We had never discussed what would happen with the company after he passed. I didn’t even have key-man insurance. Three weeks after he died, our bank called our $3 million loan as a result of a “death of a member” clause. We had never had any issues paying, but this was 2009 and our rate was only 1 percent–the bank was looking for reasons to call loans. We couldn’t pay the debt. I could’ve gone to my investors to raise money, but I would have lost control of the company.
I told our story to anyone who would listen, including the audience at a natural food products show. Afterward, this woman approached me from an alternative, ethical lender called RSF Social Finance, which works with nonprofits and social good companies. It wound up giving us a loan at about 7 percent and a revolving line of credit tied to our receivables.
Still, we needed to do more to come out of this as a company. I had always pitched my dad on making tortilla chips–both at Cape Cod and then at Late July–but he had always said no. He thought they were too risky, because salty snacks are so competitive and he thought it would take too much money to elbow our way into that market. But at this point, I had little to lose. So we discontinued our cookies line, which made up several million dollars of our revenue, and decided tortilla chips would be our future.
The problem was I knew almost nothing about our sales. My dad had handled this part of the business. When I started going on these sales calls with companies that had dealt with my father and introduced myself as the founder, a lot of these people didn’t even know I was involved.
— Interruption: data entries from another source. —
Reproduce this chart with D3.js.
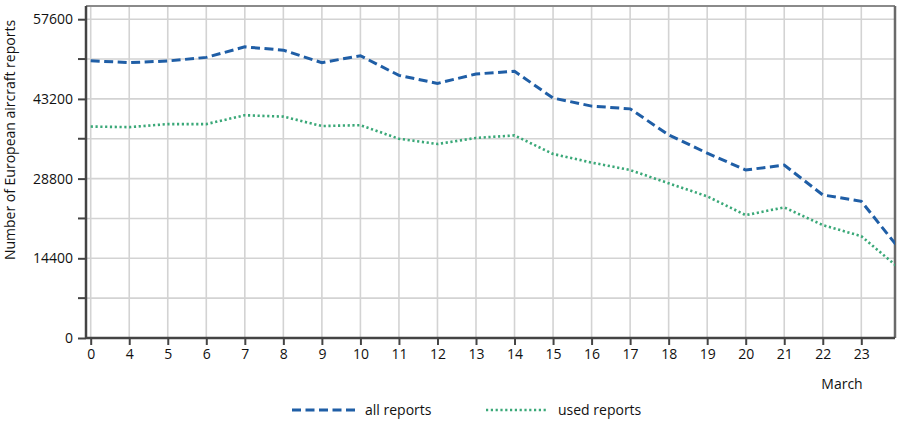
<!DOCTYPE html>
<html><head><meta charset="utf-8">
<script src="https://cdn.jsdelivr.net/npm/d3@7"></script>
<style>body{margin:0;background:#fff;font-family:"Open Sans",sans-serif;}</style>
</head><body><svg id="c" width="900" height="425"></svg>
<script>
const categories = ["0","4","5","6","7","8","9","10","11","12","13","14","15","16","17","18","19","20","21","22","23",""];
const allReports = [50100,49750,50050,50700,52600,52000,49750,51000,47450,46000,47700,48200,43350,41900,41400,36700,33400,30350,31250,25850,24700,16000];
const usedReports = [38200,38100,38650,38650,40250,40000,38300,38450,36000,35050,36150,36600,33250,31700,30350,27950,25600,22200,23600,20400,18400,12500];
const yTicks = [0,14400,28800,43200,57600];
const yMinor = [7200,21600,36000,50400];

const svg = d3.select("#c");
const L=86, R=895, T=6, B=338;
const FS = 14;
const x = d3.scaleLinear().domain([0,20]).range([90.7,861.3]);
const y = d3.scaleLinear().domain([0,57600]).range([B,19.2]);

svg.append("defs").append("clipPath").attr("id","clip").append("rect")
  .attr("x",L).attr("y",T).attr("width",R-L).attr("height",B-T);

const grid = svg.append("g");
[...yTicks,...yMinor].forEach(v=>{
  grid.append("line").attr("x1",L).attr("x2",R).attr("y1",y(v)).attr("y2",y(v))
    .attr("stroke","#d3d3d3").attr("stroke-width",1.6);
});
categories.slice(0,21).forEach((c,i)=>{
  grid.append("line").attr("x1",x(i)).attr("x2",x(i)).attr("y1",T).attr("y2",B)
    .attr("stroke","#d3d3d3").attr("stroke-width",1.6);
});

svg.append("line").attr("x1",L).attr("x2",R).attr("y1",T).attr("y2",T).attr("stroke","#8a8a8a").attr("stroke-width",2);
svg.append("line").attr("x1",R).attr("x2",R).attr("y1",T).attr("y2",B).attr("stroke","#6a6a6a").attr("stroke-width",2.5);

const line = d3.line().x((d,i)=>x(i)).y(d=>y(d));
const pg = svg.append("g").attr("clip-path","url(#clip)");
pg.append("path").datum(usedReports).attr("d",line).attr("fill","none")
  .attr("stroke","#3aa878").attr("stroke-width",2.6).attr("stroke-dasharray","2.2,2.6");
pg.append("path").datum(allReports).attr("d",line).attr("fill","none")
  .attr("stroke","#1f5ea6").attr("stroke-width",3).attr("stroke-dasharray","9,4.5");

const yAxis = d3.axisLeft(y).tickValues(yTicks).tickSize(8).tickFormat(d3.format("d"));
const ya = svg.append("g").attr("transform",`translate(${L},0)`).call(yAxis);
ya.select(".domain").attr("d",`M0,${T}V${B}`).attr("stroke","#444").attr("stroke-width",2.5);
ya.selectAll(".tick line").attr("stroke","#444").attr("stroke-width",2);
ya.selectAll(".tick text").attr("font-size",FS).attr("fill","#111").attr("font-family","Open Sans").attr("x",-13);
yMinor.forEach(v=>{
  svg.append("line").attr("x1",L-8).attr("x2",L).attr("y1",y(v)).attr("y2",y(v)).attr("stroke","#444").attr("stroke-width",2);
});

const xAxis = d3.axisBottom(x).tickValues(d3.range(21)).tickSize(7).tickFormat(i=>categories[i]);
const xa = svg.append("g").attr("transform",`translate(0,${B})`).call(xAxis);
xa.select(".domain").attr("d",`M${L},0H${R}`).attr("stroke","#444").attr("stroke-width",2.5);
xa.selectAll(".tick line").attr("stroke","#444").attr("stroke-width",2);
xa.selectAll(".tick text").attr("font-size",FS).attr("fill","#111").attr("font-family","Open Sans").attr("y",11);

svg.append("text").attr("x",842).attr("y",389).attr("text-anchor","middle")
  .attr("font-size",FS).attr("fill","#111").text("March");

svg.append("text").attr("transform","translate(15,140) rotate(-90)").attr("text-anchor","middle")
  .attr("font-size",FS).attr("fill","#111").text("Number of European aircraft reports");

const lg = svg.append("g");
lg.append("line").attr("x1",292).attr("x2",355).attr("y1",410).attr("y2",410)
  .attr("stroke","#1f5ea6").attr("stroke-width",3).attr("stroke-dasharray","9,4.5");
lg.append("text").attr("x",365).attr("y",415).attr("font-size",FS).attr("fill","#111").text("all reports");
lg.append("line").attr("x1",486).attr("x2",548).attr("y1",410).attr("y2",410)
  .attr("stroke","#3aa878").attr("stroke-width",2.6).attr("stroke-dasharray","2.2,2.6");
lg.append("text").attr("x",558).attr("y",415).attr("font-size",FS).attr("fill","#111").text("used reports");
</script></body></html>
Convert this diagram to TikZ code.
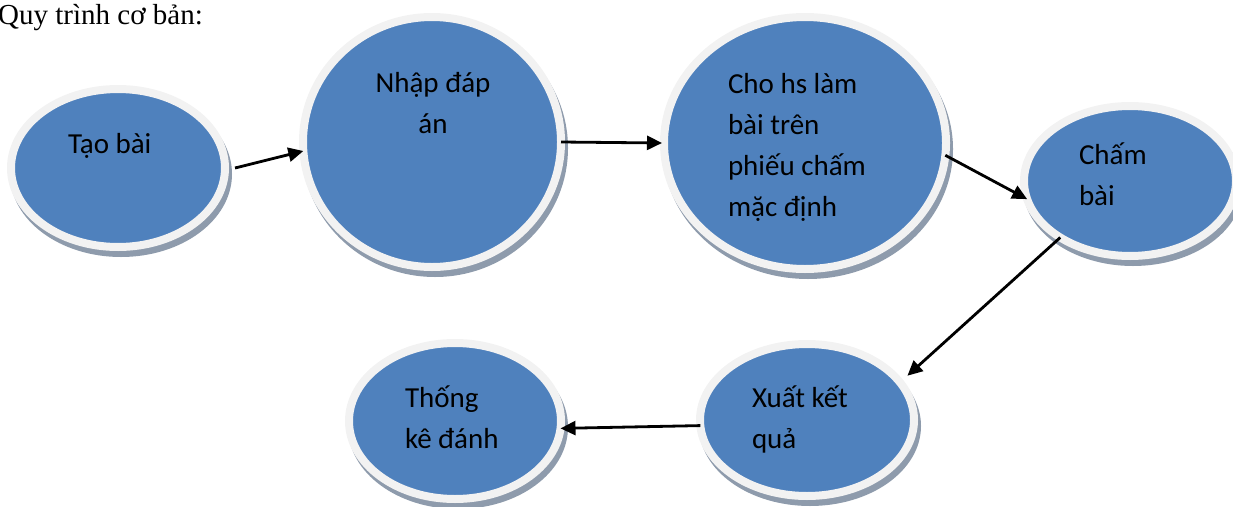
\documentclass[tikz,border=0pt]{standalone}
\usepackage{fontspec}
\setmainfont{Carlito}
\newfontfamily\titlefont{Liberation Serif}
\usetikzlibrary{arrows.meta,shapes.geometric}
\definecolor{bubblue}{HTML}{4F81BD}
\definecolor{rimc}{HTML}{F2F2F2}
\definecolor{shadc}{HTML}{8E9BAC}
\tikzset{
  bub/.style={ellipse, inner sep=0pt, outer sep=0pt, fill=bubblue, draw=rimc, line width=8pt,
    preaction={fill=shadc, draw=shadc, line width=8pt, transform canvas={xshift=3pt,yshift=-6pt}}},
  lbl/.style={inner sep=0pt, outer sep=0pt, font=\fontsize{29}{41}\selectfont, text=black},
  conn/.style={line width=2.8pt, draw=black, -{Triangle[length=15pt,width=14pt]}}
}
\begin{document}
\begin{tikzpicture}[x=1pt,y=-1pt]
\useasboundingbox (0,0) rectangle (1233,506);
% title
\node[inner sep=0pt, anchor=base west, font=\titlefont\fontsize{29}{34}\selectfont] (title) at (-2,24) {Quy trình cơ bản:};
% bubbles
\node[bub, minimum width=214pt, minimum height=158pt] (n1) at (118,168) {};
\node[bub, minimum width=258pt, minimum height=250pt] (n2) at (432,142) {};
\node[bub, minimum width=282pt, minimum height=252pt] (n3) at (805,143) {};
\node[bub, minimum width=212pt, minimum height=150pt] (n4) at (1130,181) {};
\node[bub, minimum width=214pt, minimum height=152pt] (n5) at (807,420) {};
\node[bub, minimum width=212pt, minimum height=156pt] (n6) at (455,421) {};
% labels
\node[lbl, anchor=north west, align=left] (t1) at (68,124.3) {\strut Tạo bài};
\node[lbl, anchor=north, align=center] (t2) at (433,63.3) {\strut Nhập đáp\\án};
\node[lbl, anchor=north west, align=left] (t3) at (728,64.3) {\strut Cho hs làm\\bài trên\\phiếu chấm\\mặc định};
\node[lbl, anchor=north west, align=left] (t4) at (1079,135.3) {\strut Chấm\\bài};
\node[lbl, anchor=north west, align=left] (t5) at (752,378.3) {\strut Xuất kết\\quả};
\node[lbl, anchor=north west, align=left] (t6) at (405,378.3) {\strut Thống\\kê đánh};
% connectors
\draw[conn] ([xshift=10pt]n1.east) -- (n2.184);
\draw[conn] (n2.east) -- ([xshift=-2pt]n3.west);
\draw[conn] (n3.-5) -- (n4.190);
\draw[conn, shorten >=10pt] (n4.219) -- (n5.22);
\draw[conn] (n5.183) -- (n6.-4);
\end{tikzpicture}
\end{document}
I’ll never forget my first sales call for the tortilla chips in 2010. I was sick, but I desperately needed to land this retailer to also secure a distributor. At the end of the meeting, the buyer asked if there was anything else I wanted to talk about. Everything was on the line, so I just said what I needed most: “It would be fantastic if you could tell me right now your answer.” He was quiet for a minute, but then he looked at me and said yes. I knew better than to push it any further, so I got out of there as quickly as I could. By the time I got home, I had a 104-degree fever.
Learning how to sell was definitely a process, but it became so much easier when I learned to trust that I already knew everything I needed to know–from the recipe and where it came from down to why we price and size our snacks the way we do. The first full year our chips were on the market, in 2011, our revenue grew almost 70 percent. This year we’re on track for more than $85 million in revenue. We were an overnight success–seven years in the making.